### Given material:
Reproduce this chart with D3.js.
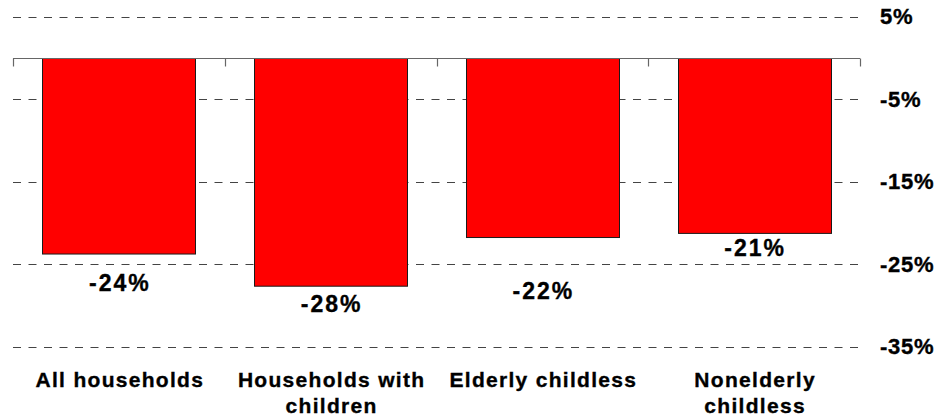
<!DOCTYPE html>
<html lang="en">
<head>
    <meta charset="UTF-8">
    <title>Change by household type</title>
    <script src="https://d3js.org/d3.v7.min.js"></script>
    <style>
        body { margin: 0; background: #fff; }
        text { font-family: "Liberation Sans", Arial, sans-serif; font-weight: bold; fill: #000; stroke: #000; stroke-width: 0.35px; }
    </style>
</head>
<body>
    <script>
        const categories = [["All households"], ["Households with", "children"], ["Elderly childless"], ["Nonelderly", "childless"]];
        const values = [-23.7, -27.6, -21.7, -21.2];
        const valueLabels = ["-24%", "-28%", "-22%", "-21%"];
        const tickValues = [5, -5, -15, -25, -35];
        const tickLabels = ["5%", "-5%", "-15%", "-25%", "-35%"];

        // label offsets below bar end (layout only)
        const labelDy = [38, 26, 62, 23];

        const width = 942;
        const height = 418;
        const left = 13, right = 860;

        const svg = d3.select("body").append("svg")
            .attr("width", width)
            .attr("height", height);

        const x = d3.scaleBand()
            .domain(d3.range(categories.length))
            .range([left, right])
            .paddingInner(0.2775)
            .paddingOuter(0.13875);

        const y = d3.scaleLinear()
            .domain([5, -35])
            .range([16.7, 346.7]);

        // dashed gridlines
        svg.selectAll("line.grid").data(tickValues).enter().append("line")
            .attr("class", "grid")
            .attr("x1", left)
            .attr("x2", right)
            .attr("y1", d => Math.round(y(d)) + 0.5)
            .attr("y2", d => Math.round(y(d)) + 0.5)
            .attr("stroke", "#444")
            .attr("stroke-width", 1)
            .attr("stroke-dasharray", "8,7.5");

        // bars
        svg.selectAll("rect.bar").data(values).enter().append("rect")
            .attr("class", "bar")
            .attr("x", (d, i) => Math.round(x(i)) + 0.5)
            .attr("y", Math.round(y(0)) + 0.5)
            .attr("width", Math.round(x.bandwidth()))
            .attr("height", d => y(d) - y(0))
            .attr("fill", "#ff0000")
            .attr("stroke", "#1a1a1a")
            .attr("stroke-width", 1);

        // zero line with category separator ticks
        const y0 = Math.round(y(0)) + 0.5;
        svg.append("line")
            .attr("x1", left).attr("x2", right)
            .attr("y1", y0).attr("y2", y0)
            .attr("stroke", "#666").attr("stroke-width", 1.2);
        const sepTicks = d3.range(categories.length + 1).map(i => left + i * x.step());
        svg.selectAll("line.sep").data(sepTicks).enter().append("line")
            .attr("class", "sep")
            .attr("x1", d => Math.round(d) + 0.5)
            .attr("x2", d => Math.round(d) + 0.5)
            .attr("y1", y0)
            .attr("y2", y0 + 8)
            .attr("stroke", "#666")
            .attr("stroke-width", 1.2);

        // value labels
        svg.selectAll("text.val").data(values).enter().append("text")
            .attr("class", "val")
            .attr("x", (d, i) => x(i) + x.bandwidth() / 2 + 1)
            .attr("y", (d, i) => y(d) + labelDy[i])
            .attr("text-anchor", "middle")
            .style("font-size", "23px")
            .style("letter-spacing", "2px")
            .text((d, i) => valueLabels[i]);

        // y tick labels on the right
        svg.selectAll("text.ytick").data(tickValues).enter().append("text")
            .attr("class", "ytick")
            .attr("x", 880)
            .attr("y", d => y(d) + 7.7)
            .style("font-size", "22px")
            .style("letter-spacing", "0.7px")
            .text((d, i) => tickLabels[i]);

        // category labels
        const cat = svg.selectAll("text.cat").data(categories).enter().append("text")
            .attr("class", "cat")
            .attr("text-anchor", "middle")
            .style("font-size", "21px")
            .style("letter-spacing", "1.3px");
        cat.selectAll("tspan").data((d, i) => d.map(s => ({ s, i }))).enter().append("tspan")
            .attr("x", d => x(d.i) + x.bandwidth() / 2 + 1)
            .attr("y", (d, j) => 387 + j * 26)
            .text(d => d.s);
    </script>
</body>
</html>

### Task objective:
Retype everything in the material word for word, minus pictures.

### Expected output:
Reproduce this chart with D3.js.
<!DOCTYPE html>
<html lang="en">
<head>
    <meta charset="UTF-8">
    <title>Change by household type</title>
    <script src="https://d3js.org/d3.v7.min.js"></script>
    <style>
        body { margin: 0; background: #fff; }
        text { font-family: "Liberation Sans", Arial, sans-serif; font-weight: bold; fill: #000; stroke: #000; stroke-width: 0.35px; }
    </style>
</head>
<body>
    <script>
        const categories = [["All households"], ["Households with", "children"], ["Elderly childless"], ["Nonelderly", "childless"]];
        const values = [-23.7, -27.6, -21.7, -21.2];
        const valueLabels = ["-24%", "-28%", "-22%", "-21%"];
        const tickValues = [5, -5, -15, -25, -35];
        const tickLabels = ["5%", "-5%", "-15%", "-25%", "-35%"];

        // label offsets below bar end (layout only)
        const labelDy = [38, 26, 62, 23];

        const width = 942;
        const height = 418;
        const left = 13, right = 860;

        const svg = d3.select("body").append("svg")
            .attr("width", width)
            .attr("height", height);

        const x = d3.scaleBand()
            .domain(d3.range(categories.length))
            .range([left, right])
            .paddingInner(0.2775)
            .paddingOuter(0.13875);

        const y = d3.scaleLinear()
            .domain([5, -35])
            .range([16.7, 346.7]);

        // dashed gridlines
        svg.selectAll("line.grid").data(tickValues).enter().append("line")
            .attr("class", "grid")
            .attr("x1", left)
            .attr("x2", right)
            .attr("y1", d => Math.round(y(d)) + 0.5)
            .attr("y2", d => Math.round(y(d)) + 0.5)
            .attr("stroke", "#444")
            .attr("stroke-width", 1)
            .attr("stroke-dasharray", "8,7.5");

        // bars
        svg.selectAll("rect.bar").data(values).enter().append("rect")
            .attr("class", "bar")
            .attr("x", (d, i) => Math.round(x(i)) + 0.5)
            .attr("y", Math.round(y(0)) + 0.5)
            .attr("width", Math.round(x.bandwidth()))
            .attr("height", d => y(d) - y(0))
            .attr("fill", "#ff0000")
            .attr("stroke", "#1a1a1a")
            .attr("stroke-width", 1);

        // zero line with category separator ticks
        const y0 = Math.round(y(0)) + 0.5;
        svg.append("line")
            .attr("x1", left).attr("x2", right)
            .attr("y1", y0).attr("y2", y0)
            .attr("stroke", "#666").attr("stroke-width", 1.2);
        const sepTicks = d3.range(categories.length + 1).map(i => left + i * x.step());
        svg.selectAll("line.sep").data(sepTicks).enter().append("line")
            .attr("class", "sep")
            .attr("x1", d => Math.round(d) + 0.5)
            .attr("x2", d => Math.round(d) + 0.5)
            .attr("y1", y0)
            .attr("y2", y0 + 8)
            .attr("stroke", "#666")
            .attr("stroke-width", 1.2);

        // value labels
        svg.selectAll("text.val").data(values).enter().append("text")
            .attr("class", "val")
            .attr("x", (d, i) => x(i) + x.bandwidth() / 2 + 1)
            .attr("y", (d, i) => y(d) + labelDy[i])
            .attr("text-anchor", "middle")
            .style("font-size", "23px")
            .style("letter-spacing", "2px")
            .text((d, i) => valueLabels[i]);

        // y tick labels on the right
        svg.selectAll("text.ytick").data(tickValues).enter().append("text")
            .attr("class", "ytick")
            .attr("x", 880)
            .attr("y", d => y(d) + 7.7)
            .style("font-size", "22px")
            .style("letter-spacing", "0.7px")
            .text((d, i) => tickLabels[i]);

        // category labels
        const cat = svg.selectAll("text.cat").data(categories).enter().append("text")
            .attr("class", "cat")
            .attr("text-anchor", "middle")
            .style("font-size", "21px")
            .style("letter-spacing", "1.3px");
        cat.selectAll("tspan").data((d, i) => d.map(s => ({ s, i }))).enter().append("tspan")
            .attr("x", d => x(d.i) + x.bandwidth() / 2 + 1)
            .attr("y", (d, j) => 387 + j * 26)
            .text(d => d.s);
    </script>
</body>
</html>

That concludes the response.